Benzer kültürlerin ortak bir yaşam için el ele verdiği bir dünya çok daha güvenli bir yer olabilirdi oysa.
Avrupa'da, iki dünya harbinin yıkımını yaşayan halklar savaşların kimse için avantaj sağlamadığını yaşayarak görmüşlerdi.
Yaşanan milyonlarca kayıp Batı için bugüne dek zihinlerde kalan bir çok dersler içeriyor.
Bu savaşlarsa sonunda demokrasiyi, insan haklarını savunan toplumları yaratan şey değil mi?
Peki bu ders herkese yeterli geldi mi?? Hayır!!!
Peki dünyanın bir kısmı refah toplumları iken diğerleri ikinci sınıf kalmaya mı mahkumlar?
Yöneten ve yönetilen ülkeler ve toplumlar mı var yoksa?
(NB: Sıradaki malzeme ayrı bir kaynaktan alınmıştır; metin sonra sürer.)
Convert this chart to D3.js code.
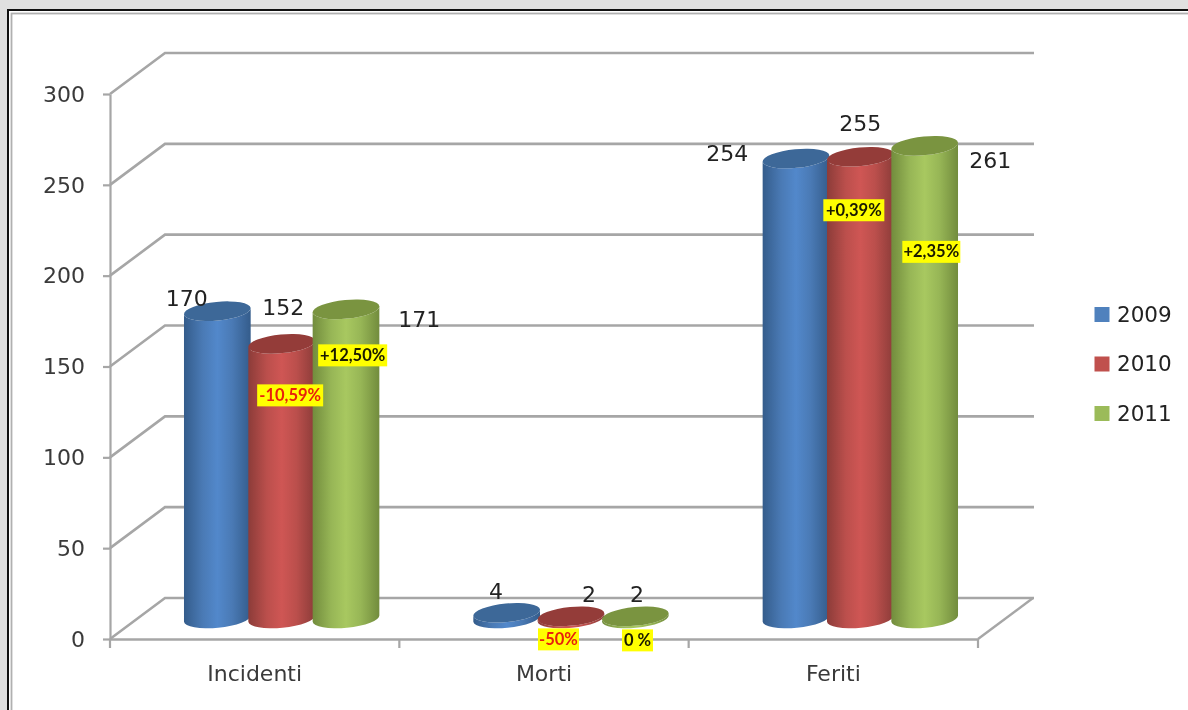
<!DOCTYPE html>
<html><head><meta charset="utf-8">
<script src="https://cdn.jsdelivr.net/npm/d3@7"></script>
<style>
html,body{margin:0;padding:0;background:#e0e0e0;overflow:hidden}
svg{display:block;filter:blur(0.55px)}
text{font-family:"DejaVu Sans",sans-serif}
</style></head><body>
<svg id="c" width="1188" height="710"></svg>
<script>
const categories = ["Incidenti", "Morti", "Feriti"];
const years = ["2009", "2010", "2011"];
const values2009 = [170, 4, 254];
const values2010 = [152, 2, 255];
const values2011 = [171, 2, 261];
const deltas2010 = ["-10,59%", "-50%", "+0,39%"];
const deltas2011 = ["+12,50%", "0 %", "+2,35%"];
const yTicks = [0, 50, 100, 150, 200, 250, 300];

const seriesValues = [values2009, values2010, values2011];
const seriesDeltas = [null, deltas2010, deltas2011];
const palette = [
  {base:"#4a7ab5", edge:"#345c8b", mid:"#5288cb", top:"#3d6898"},
  {base:"#bb4f4c", edge:"#8c3c39", mid:"#cf5654", top:"#943c39"},
  {base:"#97b656", edge:"#728c3d", mid:"#a8c860", top:"#7a9440"}
];
const legendColors = ["#4f81bd", "#c0504d", "#9bbb59"];

const svg = d3.select("#c");
const y = d3.scaleLinear().domain([0, 300]).range([639, 94]);
const x = d3.scaleBand().domain(categories).range([110, 978]);
const depthX = 55, depthY = -41;
const s = d3.scaleBand().domain(years).range([-96.5, 96.5]);
const rx = 33.5, ry = 9.3, tilt = -5.5;
const gridC = "#a6a6a6";

// frame
svg.append("rect").attr("x",8).attr("y",10).attr("width",1190).attr("height",720).attr("fill","#fff").attr("stroke","#111").attr("stroke-width",2);
svg.append("rect").attr("x",11.5).attr("y",13.5).attr("width",1190).attr("height",720).attr("fill","#fff").attr("stroke","#b0b0b0").attr("stroke-width",1.8);

// 3D walls
const wall = svg.append("g").attr("fill","none").attr("stroke",gridC);
yTicks.forEach(t => {
  const yf = y(t), yb = yf + depthY;
  wall.append("path").attr("stroke-width",2.6).attr("d",d3.line()([[110,yf],[110+depthX,yb],[978+depthX+1,yb]]));
});
wall.append("path").attr("stroke-width",2.4).attr("d",d3.line()([[978,y(0)],[978+depthX,y(0)+depthY]]));

// axes
const yAxis = d3.axisLeft(y).tickValues(yTicks).tickSize(7).tickPadding(18).tickSizeOuter(0);
const gy = svg.append("g").attr("transform","translate(110,0)").call(yAxis);
gy.selectAll("path,line").attr("stroke",gridC).attr("stroke-width",2.2);
gy.selectAll("text").attr("fill","#3a3a3a").attr("font-size",22).attr("dy","0.33em").attr("font-family","DejaVu Sans");
const xAxis = d3.axisBottom(x).tickSize(0).tickPadding(26).tickSizeOuter(0);
const gx = svg.append("g").attr("transform",`translate(0,${y(0)})`).call(xAxis);
gx.select("path").attr("stroke",gridC).attr("stroke-width",2.4);
gx.selectAll("text").attr("fill","#3a3a3a").attr("font-size",22).attr("font-family","DejaVu Sans");
const boundaries = categories.map(c => x(c)).concat([x.range()[1]]);
svg.append("g").selectAll("line").data(boundaries).join("line")
  .attr("x1",d=>d).attr("x2",d=>d).attr("y1",y(0)).attr("y2",y(0)+9)
  .attr("stroke",gridC).attr("stroke-width",2.2);

// gradients
const defs = svg.append("defs");
palette.forEach((p,i) => {
  const g = defs.append("linearGradient").attr("id","g"+i).attr("x1","0").attr("x2","1").attr("y1","0").attr("y2","0");
  [[0,p.edge],[0.28,p.base],[0.5,p.mid],[0.72,p.base],[1,p.edge]].forEach(([o,c]) =>
    g.append("stop").attr("offset",o).attr("stop-color",c));
});

// cylinders
const th = tilt*Math.PI/180, ex = rx*Math.cos(th), ey = rx*Math.sin(th);
const baseOffset = depthY/2;
const topDrop = 1.5;
const bars = svg.append("g");
years.forEach((yr,si) => {
  categories.forEach((cat,ci) => {
    const v = seriesValues[si][ci];
    const cx = x(cat) + x.bandwidth()/2 + depthX/2 + s(yr) + s.bandwidth()/2 - 0.5;
    const cyB = y(0) + baseOffset, cyT = y(v) + baseOffset + topDrop;
    const g = bars.append("g");
    g.append("path").attr("fill",`url(#g${si})`).attr("d",
      `M${cx-ex},${cyT-ey} L${cx-ex},${cyB-ey} A${rx},${ry} ${tilt} 0 0 ${cx+ex},${cyB+ey} L${cx+ex},${cyT+ey} A${rx},${ry} ${tilt} 0 1 ${cx-ex},${cyT-ey} Z`);
    g.append("ellipse").attr("cx",cx).attr("cy",cyT).attr("rx",rx).attr("ry",ry)
      .attr("transform",`rotate(${tilt} ${cx} ${cyT})`).attr("fill",palette[si].top);
  });
});

// value labels: offsets from each category's group centre / value height
const labelNudge = [
  [[-95, -12],[ 1.5,-35],[137.5, 11]],
  [[-75,-20],[18,-21],[66,-21]],
  [[-133, -4],[0,-32],[130,16]]
];
const labels = svg.append("g");
years.forEach((yr,si) => {
  categories.forEach((cat,ci) => {
    const v = seriesValues[si][ci];
    const gc = x(cat)+x.bandwidth()/2+depthX/2 - 0.5;
    const n = labelNudge[ci][si];
    labels.append("text").attr("x",gc+n[0]).attr("y",y(v)+baseOffset+n[1]+8)
      .attr("text-anchor","middle").attr("font-size",22).attr("fill","#222").text(v);
  });
});

// delta badges
const badgeNudge = {
  1:[[ 8.5, 53],[-12.5, 24.5],[-6.5, 55]],
  2:[[ 71, 47.5],[ 66.5, 25.5],[ 71, 107.5]]
};
const badgeWidth = {1:[66,41,61],2:[69,31,58]};
[1,2].forEach(si => {
  categories.forEach((cat,ci) => {
    const gc = x(cat)+x.bandwidth()/2+depthX/2 - 0.5;
    const v = seriesValues[si][ci];
    const n = badgeNudge[si][ci], w = badgeWidth[si][ci];
    const bx = gc+n[0], by = y(v)+baseOffset+n[1];
    const isNeg = seriesDeltas[si][ci].startsWith("-");
    const g = labels.append("g");
    g.append("rect").attr("x",bx-w/2).attr("y",by-11).attr("width",w).attr("height",22).attr("fill","#ffff00");
    g.append("text").attr("x",bx).attr("y",by+5.5).attr("text-anchor","middle")
      .attr("font-weight",700).attr("font-size",16.5)
      .attr("fill",isNeg?"#e8200c":"#1a1a00").style("font-family","Lato, sans-serif").text(seriesDeltas[si][ci]);
  });
});

// legend
const lg = svg.append("g");
const ly = d3.scalePoint().domain(years).range([314.5,413.5]);
years.forEach((yr,i) => {
  lg.append("rect").attr("x",1094.5).attr("y",ly(yr)-7.5).attr("width",15).attr("height",15).attr("fill",legendColors[i]);
  lg.append("text").attr("x",1117).attr("y",ly(yr)+7).attr("font-size",21.5).attr("fill","#222").text(yr);
});
</script></body></html>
Son yıllarda artık kimi değişim rüzgarlarını ümit ettiğimiz ülkeler oldu.. Sadece bugün değil, daha önce, dünyanın farklı bölgelerinde de yaşadık bunları...
Arap Baharının arkasından çıkan huzursuzlukların yarattığı göç dalgaları son on senedir (11 senedir ) Batı'nın ellerini kollarını yeterince bağlamadı mı??
Batı'da "İnsan Hakları" için yardım eli uzatmanın mecburiyetine inanan politikacılar, halklar olmadı mı?? Ve sonuçta bir taraftan evlerini farklı toplumlara açanlar var. Ancak devam eden uzun misafirliklerin getirdiği sorunlar da başlamadı mı bu yerlerde?
Ortadoğudan gelen misafirlerin, kültür yapılarını değiştirebilecekleri göçleri sindirmeye devam ederlerken, Batı'da hala hümanizm diye bağıranların yanında bir diğerlerinin eleştirilerinin arkasında yatan rasist fikirlerin oluşumlarından korkanlar yok mu?
Artan işsizliğin getirdiği ekonomik zorluklardan mesul tutulacak insanları ülkelerinde istemeyecekler aşırı sağcı, radikal partileri besleyecekler .
Mecburiyetten geldikleri bu yerlerde yaşadıkları güçlükler, kimi anlamda çaresizliğin kurbanları olan bu insanların geçirdikleri bunalım ve hüsranla birlikte yepyeni toplumsal sorunların önünü açacak davranış bozukluklarını da yaşamalarına sebep olacaktır. Kimilerinin geçirdikleri post travma, bazılarının yaşadıkları depresif durumlar ve bir diğerlerinin adaptasyon sorunlarıyla birlikte suç oranlarında da aynı paralelde artış gösterdiğinde Ukrayna'daki savaş sadece o ülkede yaşanan binlerce insanın ölümüyle bitmeyecek.
Bu insanların misafir oldukları topraklarda kendileri ve yerel halk üzerine getirecekleri etki dünyamızı değiştiren olayların başında gelecektir.
Her insan en çok kendi evinde mutludur. Her insan kendi yuvasında huzurludur. Insan yuvasında rahat ve özgürdür. Bu yüzden bu evrendeki esas amaç her kişinin kendi yuvasını yaşanır kılmak olmalıdır!!!
Ve ideal yuva ya da ülke her vatandaşın hür ve eşit yaşadığı bir ortam demektir.
21. yüzyılda hala sorun da budur. Otoriter rejimlerin ellerinden kurtulamayan halkların çektiği sorun budur.
Despot yönetimlerin altında ezilen halkların, doğru ve eşit paylaşılmayan milli zenginliklerden mahrum bırakılan insanların bir de doğal kaynaklar ve stratejik hesaplar üzerine çıkan güç kavgaları yüzünden, yerel, bölgesel ve bazen de küresel savaşların kurbanları olmalarıysa sonu gelmeyen bir evrensel dramdır.
Otoriter rejimlerin yıktığı hayatlar yerine hep başka yerlere sığınmak zorunda kalınan bir dünyada insanlara hiç bir zaman ideal bir hayat olmayacaktır.